Our message is world-wide; yet many are doing nothing, and many more, so very little, and with so great a want of faith, that it is next to nothing. Shall we abandon the field that has already been opened in foreign countries? Shall we drop part of the work in our home missions? Shall we be disheartened at a debt of a few thousand dollars? Shall we falter and become laggards in the very last scenes of this world's history? My heart says, No, no! I cannot contemplate this question without a burning zeal in my souls to see this work go. We would not deny our faith, we would not deny Christ; yet we shall commit this fearful sin unless we move forward, as the providence of God opens the way.

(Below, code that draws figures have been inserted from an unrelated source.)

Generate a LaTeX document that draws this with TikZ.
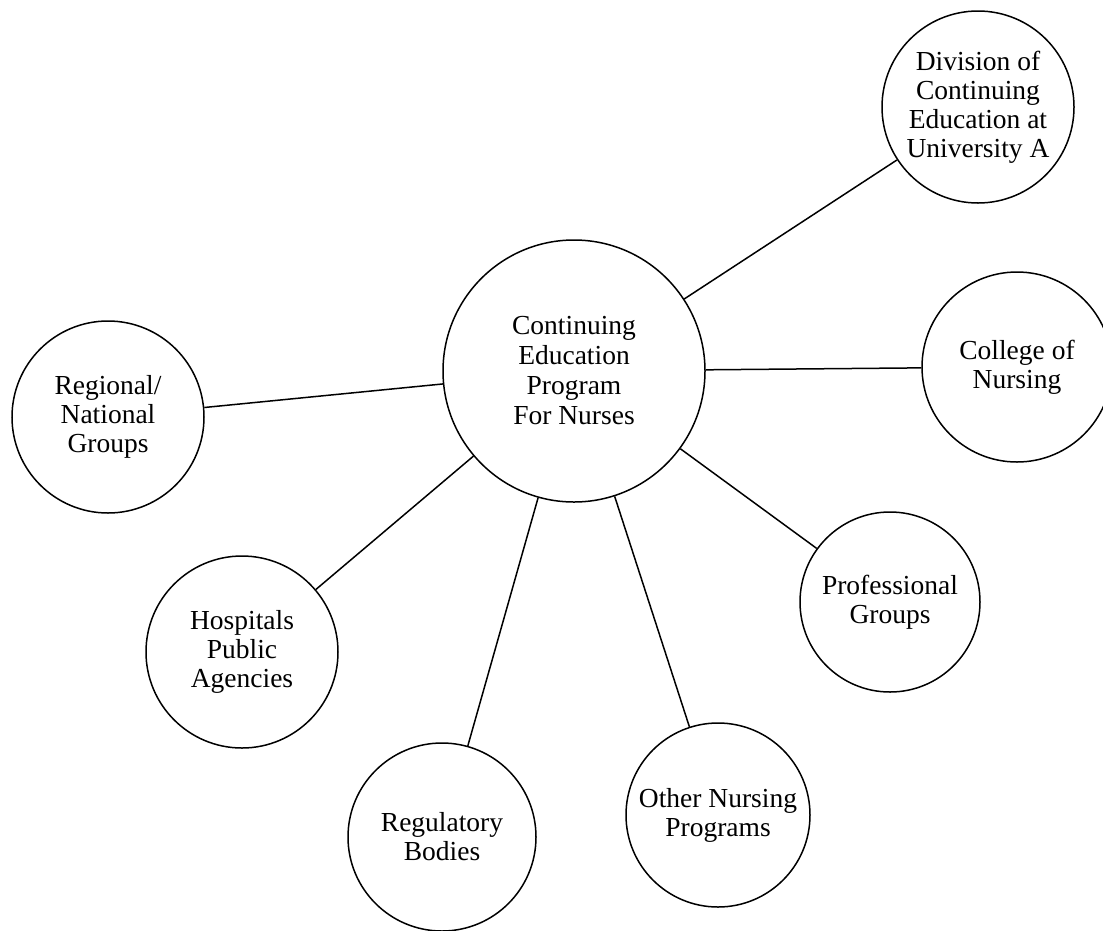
\documentclass[tikz,border=0pt]{standalone}
\usepackage{fontspec}
\setmainfont{Liberation Serif}
\begin{document}
\begin{tikzpicture}[x=1pt,y=-1pt,
  bub/.style={draw, circle, line width=1.5pt, inner sep=0pt, align=center,
    font=\fontsize{27.5}{29}\selectfont},
  conn/.style={line width=1.5pt}]
\clip (0,0) rectangle (1103,930);
\fill[white] (0,0) rectangle (1103,930);
\node[bub, minimum size=262pt, font=\fontsize{27.5}{30}\selectfont] (c) at (574,371) {Continuing\\Education\\Program\\For Nurses};
\node[bub, minimum size=192pt] (div) at (978,107) {Division of\\Continuing\\Education at\\University A};
\node[bub, minimum size=190pt] (col) at (1017,367) {College of\\Nursing};
\node[bub, minimum size=180pt] (pro) at (890,602) {Professional\\Groups};
\node[bub, minimum size=184pt] (oth) at (718,815) {Other Nursing\\Programs};
\node[bub, minimum size=188pt] (reg) at (442,837) {Regulatory\\Bodies};
\node[bub, minimum size=192pt] (hos) at (242,652) {Hospitals\\Public\\Agencies};
\node[bub, minimum size=192pt] (nat) at (108,417) {Regional/\\National\\Groups};
\foreach \t in {div,col,pro,oth,reg,hos,nat}
  \draw[conn] (c) -- (\t);
\end{tikzpicture}
\end{document}
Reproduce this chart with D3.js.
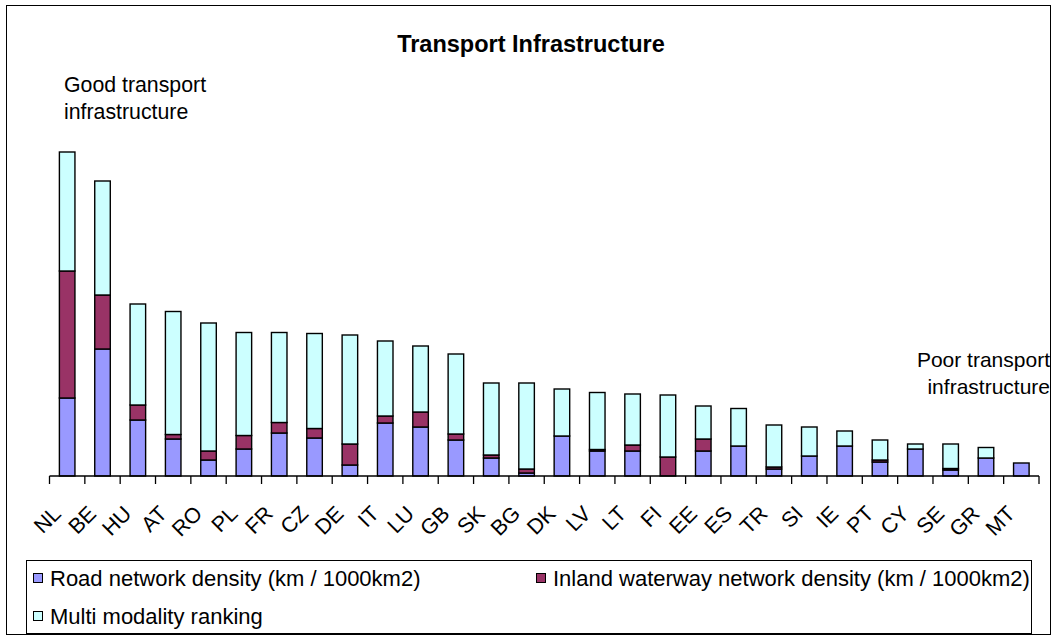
<!DOCTYPE html>
<html>
<head>
<meta charset="utf-8">
<script src="https://cdn.jsdelivr.net/npm/d3@7"></script>
<style>
  html, body { margin: 0; padding: 0; background: #fff; }
  svg { display: block; font-family: Arial, "Liberation Sans", sans-serif; }
</style>
</head>
<body>
<svg id="chart" width="1054" height="637"></svg>
<script>
// Countries, ordered from best to poorest transport infrastructure
const countries = ["NL","BE","HU","AT","RO","PL","FR","CZ","DE","IT","LU","GB","SK","BG",
                   "DK","LV","LT","FI","EE","ES","TR","SI","IE","PT","CY","SE","GR","MT"];

// Stacked component scores (index points)
const roadDensity = [78,127,56,37,16,27,43,38,11,53,49,36,18,3,
                     40,25,25,0,25,30,7,20,30,14,27,6,18,13];
const waterwayDensity = [127,54,15,4.5,9,13.5,10.5,9.5,21,7,15,6,3,4,
                         0,1.5,6,19,12,0,2,0,0,2,0,1.5,0,0];
const multiModality = [119,114,101,123,128,103,90,95,109,75,66,80,72,86,
                       47,57,51,62,33,37.5,42,29,15,20,5,24.5,10.5,0];

const seriesNames = ["Road network density (km / 1000km2)",
                     "Inland waterway network density (km / 1000km2)",
                     "Multi modality ranking"];
const seriesColors = ["#9999FF", "#993366", "#CCFFFF"];

const rows = countries.map((c, i) => ({
  country: c, road: roadDensity[i], water: waterwayDensity[i], multi: multiModality[i]
}));
const keys = ["road", "water", "multi"];

const svg = d3.select("#chart");

// Chart frame
svg.append("rect")
  .attr("x", 6.5).attr("y", 5.5).attr("width", 1044).attr("height", 629)
  .attr("fill", "#fff").attr("stroke", "#000").attr("stroke-width", 1);

// Scales
const x = d3.scaleBand().domain(countries).range([49.5, 1039])
  .paddingInner(0.56).paddingOuter(0.28);
const y = d3.scaleLinear().domain([0, 330]).range([476, 146]);

const stack = d3.stack().keys(keys)(rows);

// Bars
const g = svg.append("g");
g.selectAll("g.series").data(stack).join("g")
  .attr("class", "series")
  .attr("fill", (d, i) => seriesColors[i])
  .selectAll("rect")
  .data(d => d.filter(p => p[1] - p[0] > 0))
  .join("rect")
  .attr("x", d => x(d.data.country))
  .attr("width", x.bandwidth())
  .attr("y", d => y(d[1]))
  .attr("height", d => y(d[0]) - y(d[1]))
  .attr("stroke", "#000").attr("stroke-width", 1.4);

// Category axis with ticks between categories
const step = x.step();
const x0 = x.range()[0];
const axis = svg.append("g");
axis.append("line")
  .attr("x1", x0).attr("x2", x.range()[1])
  .attr("y1", y(0)).attr("y2", y(0))
  .attr("stroke", "#000").attr("stroke-width", 1.3);
axis.selectAll("line.tick").data(d3.range(countries.length + 1)).join("line")
  .attr("class", "tick")
  .attr("x1", i => x0 + i * step).attr("x2", i => x0 + i * step)
  .attr("y1", y(0)).attr("y2", y(0) + 8)
  .attr("stroke", "#000").attr("stroke-width", 1.3);
axis.selectAll("text").data(countries).join("text")
  .attr("transform", d => `translate(${x(d) + x.bandwidth() / 2 - 5},515) rotate(-45)`)
  .attr("text-anchor", "end")
  .attr("font-size", 21.5)
  .attr("fill", "#000")
  .text(d => d);

// Title
svg.append("text")
  .attr("x", 531).attr("y", 52)
  .attr("text-anchor", "middle")
  .attr("font-size", 23.5).attr("font-weight", "bold")
  .text("Transport Infrastructure");

// Annotations
const good = svg.append("text").attr("font-size", 21.3);
good.append("tspan").attr("x", 64).attr("y", 92).text("Good transport");
good.append("tspan").attr("x", 64).attr("y", 119).text("infrastructure");

const poor = svg.append("text").attr("font-size", 21).attr("text-anchor", "end");
poor.append("tspan").attr("x", 1050).attr("y", 367).text("Poor transport");
poor.append("tspan").attr("x", 1050).attr("y", 394).text("infrastructure");

// Legend
const legend = svg.append("g");
legend.append("rect")
  .attr("x", 26.5).attr("y", 560.5).attr("width", 1005).attr("height", 73)
  .attr("fill", "#fff").attr("stroke", "#000").attr("stroke-width", 1);
const legendPos = [[33, 586], [536, 586], [33, 624]];
const items = legend.selectAll("g.item").data(seriesNames).join("g")
  .attr("class", "item")
  .attr("transform", (d, i) => `translate(${legendPos[i][0]},${legendPos[i][1]})`);
items.append("rect")
  .attr("x", 0.5).attr("y", -12.5).attr("width", 9).attr("height", 9)
  .attr("fill", (d, i) => seriesColors[i])
  .attr("stroke", "#000").attr("stroke-width", 1);
items.append("text")
  .attr("x", 17).attr("y", 0)
  .attr("font-size", 22)
  .text(d => d);
</script>
</body>
</html>
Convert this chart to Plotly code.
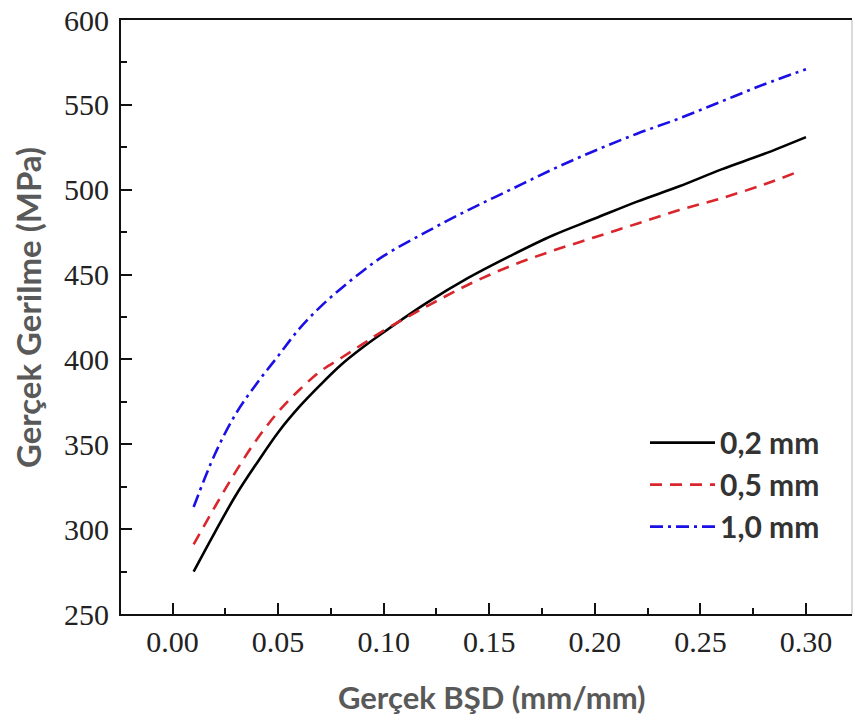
import plotly.graph_objects as go

# strain values (mm/mm)
strain = [0.01, 0.02, 0.03, 0.04, 0.05, 0.06, 0.07, 0.08, 0.09, 0.10,
          0.12, 0.14, 0.16, 0.18, 0.20, 0.22, 0.24, 0.26, 0.28, 0.30]
strain_05 = [0.01, 0.02, 0.03, 0.04, 0.05, 0.06, 0.07, 0.08, 0.09, 0.10,
             0.12, 0.14, 0.16, 0.18, 0.20, 0.22, 0.24, 0.26, 0.28, 0.295]

stress_02 = [275, 298, 320, 339, 357, 372, 385, 397, 407, 416,
             433, 448, 461, 473, 483, 493, 502, 512, 521, 531]
stress_05 = [291, 313, 334, 353, 369, 382, 393, 401, 409, 417,
             431, 444, 455, 464, 472, 480, 488, 495, 503, 510]
stress_10 = [313, 344, 368, 386, 402, 418, 431, 442, 452, 461,
             475, 488, 500, 512, 523, 533, 542, 552, 562, 571]

names = ["0,2 mm", "0,5 mm", "1,0 mm"]
x_ticks = [0.00, 0.05, 0.10, 0.15, 0.20, 0.25, 0.30]
y_ticks = [250, 300, 350, 400, 450, 500, 550, 600]

fig = go.Figure()
fig.add_trace(go.Scatter(x=strain, y=stress_02, mode="lines", name=names[0],
                         line=dict(color="#000000", width=2.6, shape="spline", smoothing=1.0)))
fig.add_trace(go.Scatter(x=strain_05, y=stress_05, mode="lines", name=names[1],
                         line=dict(color="#d9262c", width=2.6, dash="12px,8px",
                                   shape="spline", smoothing=1.0)))
fig.add_trace(go.Scatter(x=strain, y=stress_10, mode="lines", name=names[2],
                         line=dict(color="#1a10e6", width=2.6, dash="13px,5px,3px,5px",
                                   shape="spline", smoothing=1.0)))

tickfont = dict(family="Liberation Serif", size=30, color="#222222")
fig.update_xaxes(range=[-0.0244, 0.3218], tickvals=x_ticks,
                 ticktext=[f"{v:.2f}" for v in x_ticks],
                 showline=True, linecolor="#111111", linewidth=2, mirror=True,
                 ticks="inside", ticklen=11, tickwidth=2, tickcolor="#111111",
                 minor=dict(ticks="inside", ticklen=6, tickwidth=2, dtick=0.025,
                            tick0=0, tickcolor="#111111"),
                 showgrid=False, zeroline=False, tickfont=tickfont)
fig.update_yaxes(range=[250, 600], tickvals=y_ticks,
                 showline=True, linecolor="#111111", linewidth=2, mirror=False,
                 ticks="inside", ticklen=11, tickwidth=2, tickcolor="#111111",
                 minor=dict(ticks="inside", ticklen=6, tickwidth=2, dtick=25,
                            tick0=250, tickcolor="#111111"),
                 ticklabelstandoff=4,
                 showgrid=False, zeroline=False, tickfont=tickfont)

fig.add_shape(type="line", xref="paper", yref="paper", x0=1, x1=1, y0=0, y1=1,
              line=dict(color="#cfcfcf", width=1.5))

fig.add_annotation(text="<b>Gerçek BŞD (mm/mm)</b>", xref="paper", yref="paper",
                   x=(492 - 121) / 731, y=-(697 - 614) / 596, showarrow=False,
                   font=dict(family="Lato", size=31, color="#595959"),
                   xanchor="center", yanchor="middle")
fig.add_annotation(text="<b>Gerçek Gerilme (MPa)</b>", xref="paper", yref="paper",
                   x=-(121 - 28) / 731, y=(614 - 307) / 596, showarrow=False,
                   textangle=-90, font=dict(family="Lato", size=33, color="#595959"),
                   xanchor="center", yanchor="middle")

fig.update_layout(
    width=855, height=724,
    margin=dict(l=121, r=3, t=18, b=110),
    paper_bgcolor="white", plot_bgcolor="white",
    showlegend=True,
    legend=dict(x=(645 - 121) / 731, y=(614 - 416) / 596, xanchor="left", yanchor="top",
                bgcolor="rgba(0,0,0,0)", itemwidth=65,
                font=dict(family="Lato", size=30, color="#333333"),
                traceorder="normal"),
)
fig.for_each_trace(lambda t: t.update(name=f"<b>{t.name}</b>"))

fig.write_html("out.html")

The work must not stop for want of means. More money must be invested. "Sell that ye have and give alms." There is a time coming when commandment-keepers can neither buy nor sell. In the last extremity, before this work shall close, thousands of dollars will be cheerfully laid upon the altar. Men and women will feel it a blessed privilege to share in the great work of preparing souls to stand in the great day of God, and they will give hundreds as readily as five dollars are given now. But let us not dishonor God by thinking that the church has not the means to do all the work that devolves upon her just now.